Figure 2.10 Pioneers of clathrate science in the mid‐1900s. Top row, George A. Jeffrey. Bottom row from left to right, Joan H. van der Waals, Donald W. Davidson, and Yuri A. Dyadin. Source: Reproduced with permission from International Union of Crystallography, Reproduced with permission from the Royal Netherlands Academy of Arts and Sciences, Reproduced with permission from Elsevier.

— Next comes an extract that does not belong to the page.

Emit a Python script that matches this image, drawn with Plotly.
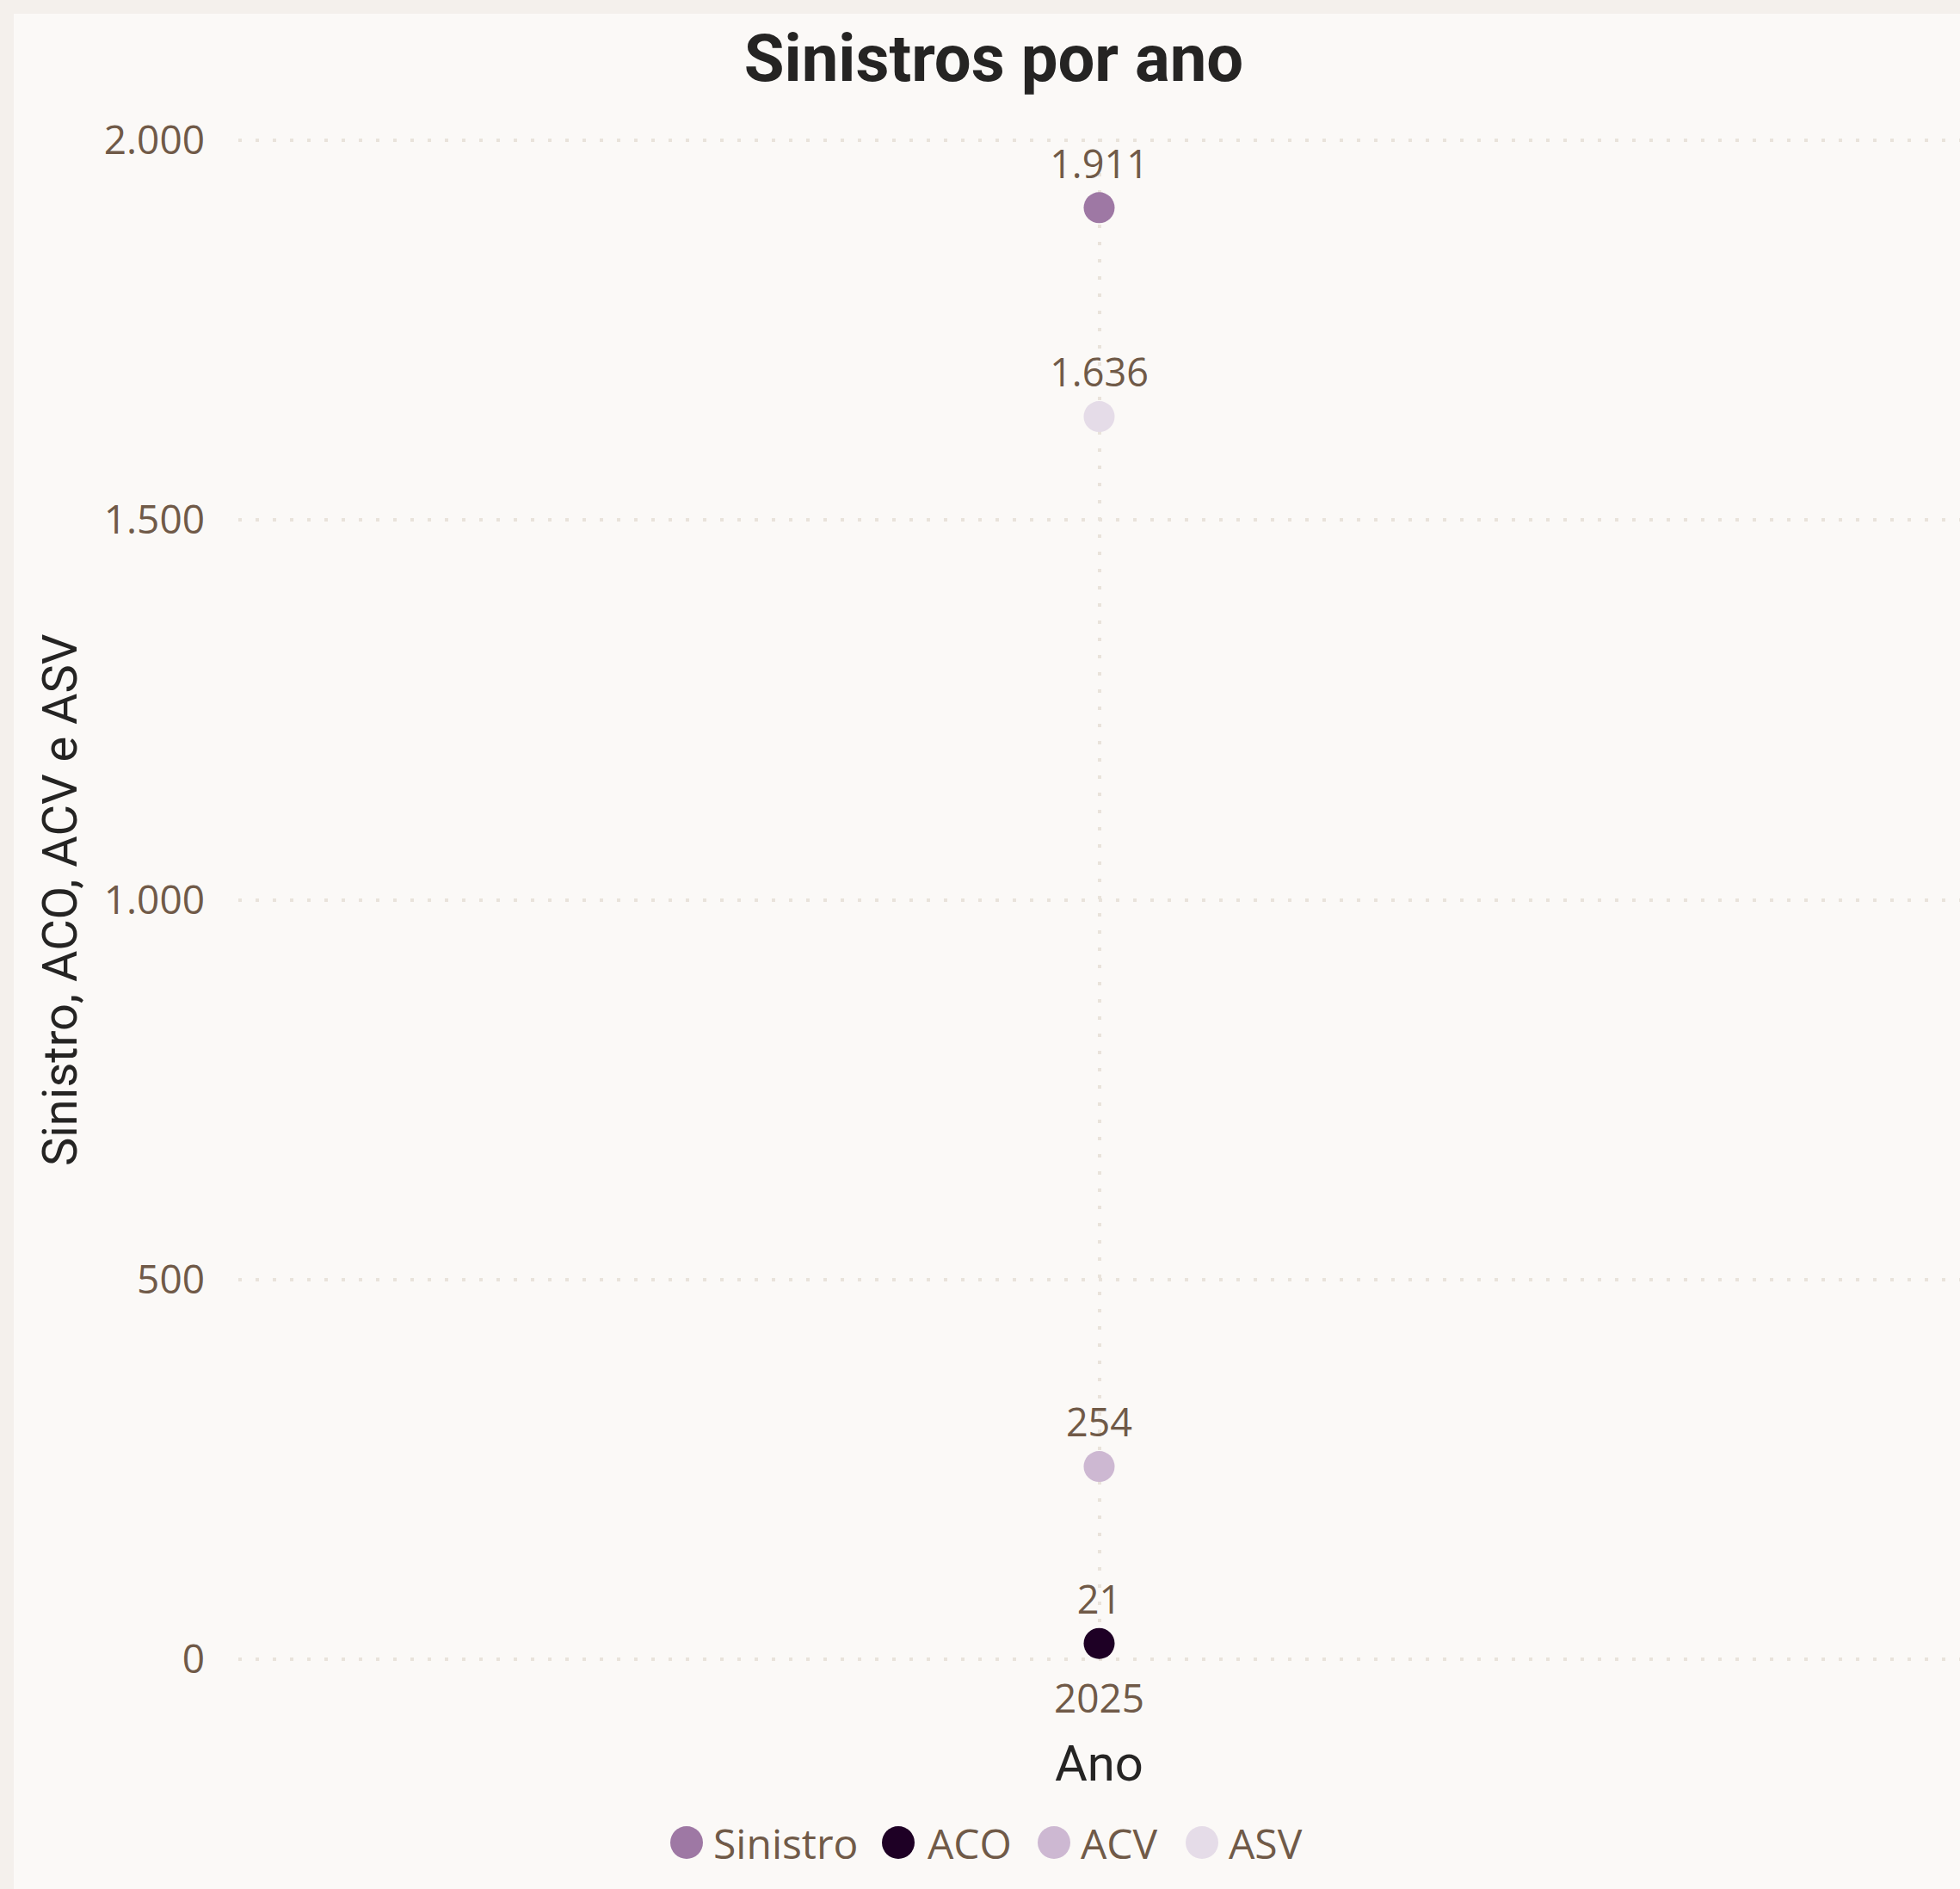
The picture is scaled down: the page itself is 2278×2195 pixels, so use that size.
import plotly.graph_objects as go

# Data
years = ["2025"]
series_names = ["Sinistro", "ACO", "ACV", "ASV"]
series_values = [[1911], [21], [254], [1636]]
series_colors = ["#9E78A4", "#1E0025", "#CDB8D2", "#E5DCE8"]
y_ticks = [0, 500, 1000, 1500, 2000]

# Canvas / plot-area geometry (pixels)
W_FIG, H_FIG = 2278, 2195
Y_PAD = 2  # small value padding so the 0 and 2.000 grid lines are drawn
M_L, M_R, M_T, M_B = 277, 0, 161, 265
PW = W_FIG - M_L - M_R
PH = H_FIG - M_T - M_B
BOTTOM = H_FIG - M_B


def fx(px):
    return (px - M_L) / PW


def fy(py):
    return (BOTTOM - py) / PH


TEXT_BROWN = "#705A48"
TITLE_DARK = "#252423"
GRID = "#E9E3DB"
FRAME = "#F4F0EC"
PANEL = "#FBF9F7"
NUM_FONT = "Open Sans"
HEAD_FONT = "Roboto"

fig = go.Figure()

for name, vals, color in zip(series_names, series_values, series_colors):
    fig.add_trace(go.Scatter(
        x=years,
        y=vals,
        name=name,
        mode="markers+text",
        marker=dict(size=36, color=color, line=dict(width=0)),
        text=vals,
        texttemplate="%{y:,}",
        textposition="top center",
        textfont=dict(family=NUM_FONT, size=45, color=TEXT_BROWN),
        showlegend=False,
        cliponaxis=False,
    ))

shapes = [
    # light inner panel over the frame colour
    dict(type="rect", xref="paper", yref="paper",
         x0=fx(16), x1=fx(W_FIG + 5), y0=fy(H_FIG + 5), y1=fy(16),
         fillcolor=PANEL, line=dict(width=0), layer="below"),
]

annotations = [
    dict(text="Sinistro, ACO, ACV e ASV", textangle=-90,
         xref="paper", yref="paper", x=fx(70), y=fy(1046),
         xanchor="center", yanchor="middle", showarrow=False,
         font=dict(family=HEAD_FONT, size=56, color=TITLE_DARK)),
    dict(text="Ano", xref="paper", yref="paper", x=fx(1277), y=fy(2049),
         xanchor="center", yanchor="middle", showarrow=False,
         font=dict(family=HEAD_FONT, size=58, color=TITLE_DARK)),
]

# Legend: circle swatches followed by the series name
legend_marker_x = [798, 1044, 1225, 1397]
legend_text_x = [827, 1076, 1254, 1426]
legend_y = 2141
for name, color, mx, tx in zip(series_names, series_colors, legend_marker_x, legend_text_x):
    shapes.append(dict(type="circle", xref="paper", yref="paper",
                       xsizemode="pixel", ysizemode="pixel",
                       xanchor=fx(mx), yanchor=fy(legend_y),
                       x0=-19, x1=19, y0=-19, y1=19,
                       fillcolor=color, line=dict(width=0), layer="above"))
    annotations.append(dict(text=name, xref="paper", yref="paper",
                            x=fx(tx), y=fy(legend_y),
                            xanchor="left", yanchor="middle", showarrow=False,
                            font=dict(family=NUM_FONT, size=48, color=TEXT_BROWN)))

fig.update_layout(
    width=W_FIG,
    height=H_FIG,
    margin=dict(l=M_L, r=M_R, t=M_T, b=M_B, pad=0),
    paper_bgcolor=FRAME,
    plot_bgcolor="rgba(0,0,0,0)",
    separators=",.",
    showlegend=False,
    title=dict(text="Sinistros por ano", x=1155 / W_FIG, xref="container", xanchor="center",
               y=1 - 67 / H_FIG, yref="container", yanchor="middle",
               font=dict(family=HEAD_FONT, size=76, color=TITLE_DARK, weight=700)),
    xaxis=dict(type="category", range=[-1, 1], showgrid=True, gridcolor=GRID, gridwidth=4,
               griddash="4px,16px", zeroline=False, showline=False, ticks="",
               ticklabelstandoff=13,
               tickfont=dict(family=NUM_FONT, size=46, color=TEXT_BROWN)),
    yaxis=dict(range=[-Y_PAD, 2000 + Y_PAD], tickvals=y_ticks, tickformat=",d", showgrid=True,
               gridcolor=GRID, gridwidth=4, griddash="4px,16px", zeroline=False,
               showline=False, ticks="", ticklabelstandoff=38,
               tickfont=dict(family=NUM_FONT, size=46, color=TEXT_BROWN)),
    shapes=shapes,
    annotations=annotations,
)

fig.write_html("out.html")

With the knowledge of the structures of hydrates in hand, what remained to be explained was the quantitative nature of the guest–host association, which was neither covalent nor ionic. This came by way of a statistical thermodynamic model of clathrate structures developed by Joan H. van der Waals (Figure 2.10), later collaborating with J.C. Platteeuw and coworkers, then working at Shell Laboratories in Amsterdam [95]. In this model, the guest molecules are “dissolved” in a host lattice of water molecules, hence the name “solid solution model.” The impetus for this work came from Powell's groundbreaking solution of the crystal structure of quinol guest–host compounds, the first clathrates. van der Waals' first model dealt with the quinol clathrates with space‐filling cavities of a single kind, which he later extended to clathrate hydrates with multiple cage types and guest molecules of one or more kinds. By assuming a specific mathematical form for the guest–host interaction potential, the solid solution theory provided a formalism to calculate cage occupancies at different temperatures and pressures, guest hydration numbers, and heats of enclathration. The potential chosen to describe guest–host interaction was the Lennard‐Jones 12–6 potential, thus allowing neutral, non‐polar guest molecules to be treated. After the model successfully described xenon hydrate properties, van der Waals and Platteeuw cautiously suggested that a hydrate with a non‐polar polyatomic guest molecule like methane might also be modeled this way. The van der Waals–Platteeuw theory is discussed in detail in Chapter 7.